Your setup in the 2nd line above is incorrect, and will give you the negative of the volume. For the length of the shell, you want x_parabola - x_line. You have it the other way around, which produces a negative value.

In the shell method you are taking thin horizontal strips that extend from the line x = y to the parabola x = 2 - y². The length of a strip is 2 - y² - y. The width of each strip is Δy, a small subinterval in the interval [0, 1] on the y-axis.

ΔV, the volume of a typical volume element, is given by ΔV ≈ 2$\pi$ [radius] * [length of strip] * Δy

This problem could also be done using washers, but you would need two integrals.

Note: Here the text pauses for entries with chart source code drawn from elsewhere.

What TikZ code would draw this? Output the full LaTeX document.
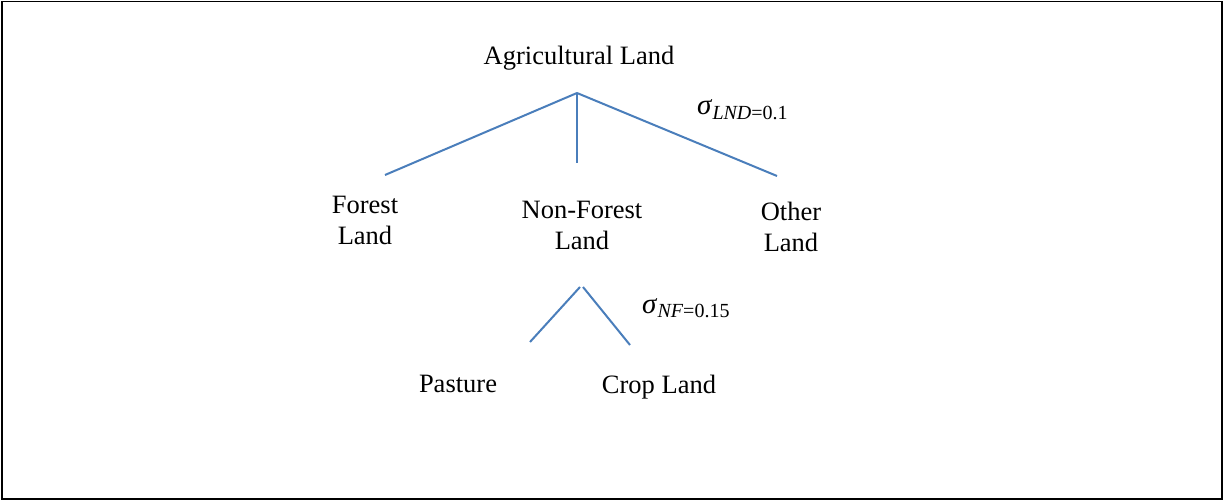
\documentclass[tikz,border=0pt]{standalone}
\usepackage{fontspec}
\setmainfont{Liberation Serif}
\newcommand{\elast}[2]{{\fontsize{29}{30}\selectfont\itshape σ}\kern1pt\raisebox{-5pt}{\fontsize{20}{22}\selectfont\textit{#1}=#2}}
\begin{document}
\begin{tikzpicture}[x=1pt,y=-1pt]
\definecolor{wordblue}{HTML}{4A7EBB}
\tikzset{
  lbl/.style={inner sep=0pt, align=center, font=\fontsize{26.5}{31}\selectfont},
  branch/.style={draw=wordblue, line width=2pt},
  sig/.style={inner sep=0pt}}
\useasboundingbox (0,0) rectangle (1225,502);
\draw[line width=1.5pt] (2,1.5) rectangle (1222,499);

% labels
\node[lbl] (agr) at (579,58) {Agricultural Land};
\node[lbl] (forest) at (365,220) {Forest\\Land};
\node[lbl] (nonf) at (582,225) {Non-Forest\\Land};
\node[lbl] (other) at (791,227) {Other\\Land};
\node[lbl] (past) at (458,384) {Pasture};
\node[lbl] (crop) at (659,387) {Crop Land};
\node[sig, anchor=base west] (s1) at (697,115) {\elast{LND}{0.1}};
\node[sig, anchor=base west] (s2) at (642,313) {\elast{NF}{0.15}};

% branch points
\coordinate (top) at (577,93);
\coordinate (fl) at (385,175);
\coordinate (nfl) at (577,163);
\coordinate (ol) at (777,176);
\coordinate (subl) at (580,287);
\coordinate (subr) at (583,287);
\coordinate (pl) at (530,342);
\coordinate (cl) at (630,345);

\draw[branch] (top) -- (fl);
\draw[branch] (top) -- (nfl);
\draw[branch] (top) -- (ol);
\draw[branch] (subl) -- (pl);
\draw[branch] (subr) -- (cl);
\end{tikzpicture}
\end{document}
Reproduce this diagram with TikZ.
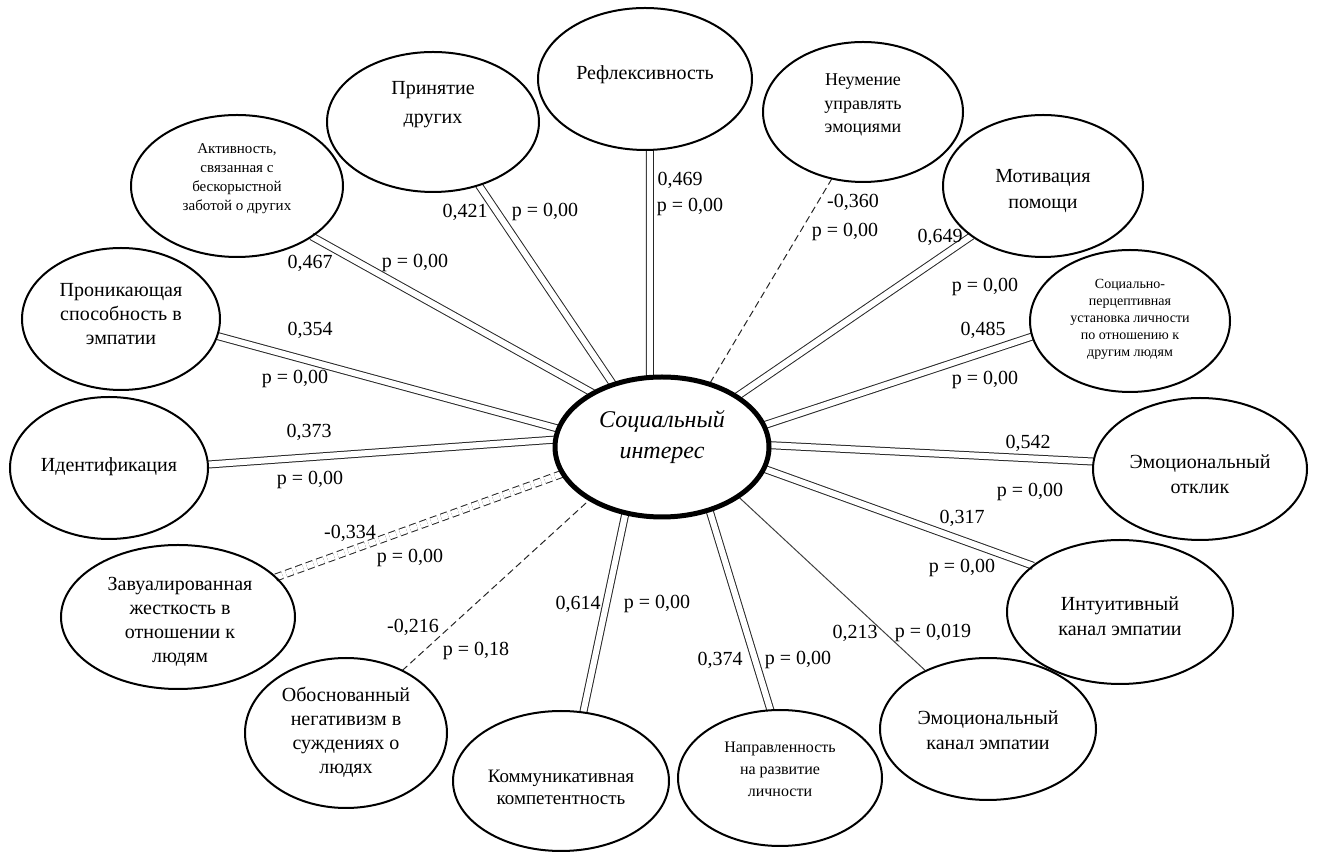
\documentclass[tikz,border=0pt]{standalone}
\usepackage{fontspec}
\setmainfont{Liberation Serif}
\usetikzlibrary{shapes.geometric,backgrounds}
\begin{document}
\begin{tikzpicture}[x=0.5pt,y=-0.5pt,
  bub/.style={ellipse,draw,line width=1pt,inner sep=0pt,outer sep=0pt},
  txt/.style={align=center,inner sep=0pt,font=\fontsize{10}{12.5}\selectfont},
  lbl/.style={inner sep=0pt,font=\fontsize{10}{12}\selectfont},
  poslink/.style={draw=black!85,line width=0.5pt,double=white,double distance=3pt},
  neglink/.style={draw=black!85,line width=0.5pt,dash pattern=on 3.5pt off 2pt},
  negdouble/.style={poslink,dash pattern=on 3.5pt off 2pt},
  weaklink/.style={draw=black!75,line width=0.5pt}]
\useasboundingbox (0,0) rectangle (1318,854);

% central factor
\node[bub,line width=2.5pt,minimum width=107pt,minimum height=70pt] (si) at (662,447) {};
\node[txt,font=\fontsize{12}{15.5}\selectfont\itshape] (si-t) at (662,437) {Социальный\\интерес};

% surrounding scales
\node[bub,minimum width=107pt,minimum height=71pt] (refl) at (645,79) {};
\node[txt] (refl-t) at (645,75) {Рефлексивность};

\node[bub,minimum width=106pt,minimum height=70pt] (prin) at (433,122) {};
\node[txt,font=\fontsize{10}{14.5}\selectfont] (prin-t) at (433,105) {Принятие\\других};

\node[bub,minimum width=106pt,minimum height=71pt] (akt) at (237,186) {};
\node[txt,font=\fontsize{7.5}{9.5}\selectfont] (akt-t) at (237,179) {Активность,\\связанная с\\бескорыстной\\заботой о других};

\node[bub,minimum width=100pt,minimum height=70pt] (neum) at (863,112) {};
\node[txt,font=\fontsize{9}{11.75}\selectfont] (neum-t) at (863,105) {Неумение\\управлять\\эмоциями};

\node[bub,minimum width=100pt,minimum height=71pt] (motiv) at (1043,186) {};
\node[txt,font=\fontsize{10}{13}\selectfont] (motiv-t) at (1043,191) {Мотивация\\помощи};

\node[bub,minimum width=100pt,minimum height=71pt] (spu) at (1130,321) {};
\node[txt,font=\fontsize{7}{8.5}\selectfont] (spu-t) at (1130,319) {Социально-\\перцептивная\\установка личности\\по отношению к\\другим людям};

\node[bub,minimum width=107pt,minimum height=71pt] (eotk) at (1200,469) {};
\node[txt] (eotk-t) at (1200,474) {Эмоциональный\\отклик};

\node[bub,minimum width=113pt,minimum height=72pt] (intu) at (1120,612) {};
\node[txt] (intu-t) at (1120,616) {Интуитивный\\канал эмпатии};

\node[bub,minimum width=108pt,minimum height=71pt] (ekan) at (988,729) {};
\node[txt] (ekan-t) at (988,730) {Эмоциональный\\канал эмпатии};

\node[bub,minimum width=102pt,minimum height=68pt] (napr) at (780,778) {};
\node[txt,font=\fontsize{8}{11}\selectfont] (napr-t) at (780,769) {Направленность\\на развитие\\личности};

\node[bub,minimum width=108pt,minimum height=70pt] (komm) at (561,781) {};
\node[txt,font=\fontsize{9.5}{11}\selectfont] (komm-t) at (561,787) {Коммуникативная\\компетентность};

\node[bub,minimum width=101pt,minimum height=75pt] (obos) at (346,733) {};
\node[txt,font=\fontsize{10}{12}\selectfont] (obos-t) at (346,732) {Обоснованный\\негативизм в\\суждениях о\\людях};

\node[bub,minimum width=117pt,minimum height=72pt] (zav) at (178,617) {};
\node[txt,font=\fontsize{10}{12}\selectfont] (zav-t) at (180,622) {Завуалированная\\жесткость в\\отношении к\\людям};

\node[bub,minimum width=99pt,minimum height=71pt] (ident) at (109,468) {};
\node[txt] (ident-t) at (109,467) {Идентификация};

\node[bub,minimum width=99pt,minimum height=71pt] (pron) at (121,319) {};
\node[txt,font=\fontsize{10}{12}\selectfont] (pron-t) at (121,314) {Проникающая\\способность в\\эмпатии};

% correlation links
\begin{scope}[on background layer]
\draw[poslink] (akt.-34.7) -- (si.142.9);
\draw[poslink] (prin.-54.5) -- (si.128.9);
\draw[poslink] (refl.-86.8) -- (si.100.7);
\draw[neglink] (neum.-115.2) -- (si.53.9);
\draw[poslink] (motiv.-145.1) -- (si.34.9);
\draw[poslink] (spu.189.1) -- (si.12.2);
\draw[poslink] (eotk.176.8) -- (si.1.1);
\draw[poslink] (intu.152.4) -- (si.-12.8);
\draw[weaklink] (ekan.137.8) -- (si.-33.3);
\draw[poslink] (napr.98.4) -- (si.-53.1);
\draw[poslink] (komm.72.3) -- (si.-119.3);
\draw[neglink] (obos.48.6) -- (si.-144.4);
\draw[negdouble] (zav.22.8) -- (si.195.4);
\draw[poslink] (ident.2.9) -- (si.176.8);
\draw[poslink] (pron.-10.5) -- (si.170.7);
\end{scope}

% coefficients and significance levels
\node[lbl] (r-akt) at (310,263) {0,467};   \node[lbl] (p-akt) at (415,263) {p = 0,00};
\node[lbl] (r-prin) at (465,212) {0,421};  \node[lbl] (p-prin) at (545,212) {p = 0,00};
\node[lbl] (r-refl) at (680,180) {0,469};  \node[lbl] (p-refl) at (690,207) {p = 0,00};
\node[lbl] (r-neum) at (853,202) {-0,360}; \node[lbl] (p-neum) at (845,232) {p = 0,00};
\node[lbl] (r-motiv) at (940,237) {0,649}; \node[lbl] (p-motiv) at (985,287) {p = 0,00};
\node[lbl] (r-spu) at (983,330) {0,485};   \node[lbl] (p-spu) at (985,380) {p = 0,00};
\node[lbl] (r-eotk) at (1028,443) {0,542}; \node[lbl] (p-eotk) at (1030,492) {p = 0,00};
\node[lbl] (r-intu) at (962,518) {0,317};  \node[lbl] (p-intu) at (962,568) {p = 0,00};
\node[lbl] (r-ekan) at (855,633) {0,213};  \node[lbl] (p-ekan) at (933,633) {p = 0,019};
\node[lbl] (r-napr) at (720,660) {0,374};  \node[lbl] (p-napr) at (798,660) {p = 0,00};
\node[lbl] (r-komm) at (578,604) {0,614};  \node[lbl] (p-komm) at (657,604) {p = 0,00};
\node[lbl] (r-obos) at (413,627) {-0,216}; \node[lbl] (p-obos) at (476,651) {p = 0,18};
\node[lbl] (r-zav) at (350,533) {-0,334};  \node[lbl] (p-zav) at (410,558) {p = 0,00};
\node[lbl] (r-ident) at (309,432) {0,373}; \node[lbl] (p-ident) at (310,480) {p = 0,00};
\node[lbl] (r-pron) at (310,330) {0,354};  \node[lbl] (p-pron) at (295,379) {p = 0,00};
\end{tikzpicture}
\end{document}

b) Volume when the region is rotated about y-axis:

Method Used: Washer Method

V = ∏∫[c-d] f(y)^2 - g(y)^2 dy
V= ∏{∫[0-1] (2-y^2)^2dy - ∫[1-2] (y)^2 dy }

This is wrong as well. The typical volume element here is
ΔV ≈ $\pi$ [x_outer² - x_inner²] * Δy
= $\pi$ [(2 - y²)² - y²]Δy

You don't need two integrals.

 

[Rattanjeet]

Thanks Mark,

But I have to ask you how to remove a thread that I posted just today. To this very question I got another reply saying that my answer was correct and I should put it on thread. I did that. Since the answer was wrong, I would like to withdraw it so that others who read it are not misled.

Please guide.

Thanks once again.
Rattanjeet

 

[Mark44]

You have a total of 4 posts, and they're all in this thread. I deleted one of your posts, as it seemed to be a duplicate of what is already in this thread.

 

[Mark44]

I should also mention that it's really important to draw a sketch of the region you're working with, and another sketch of the solid you get by revolving the region. It is very difficult to get these problems right if you don't have a reasonably good picture.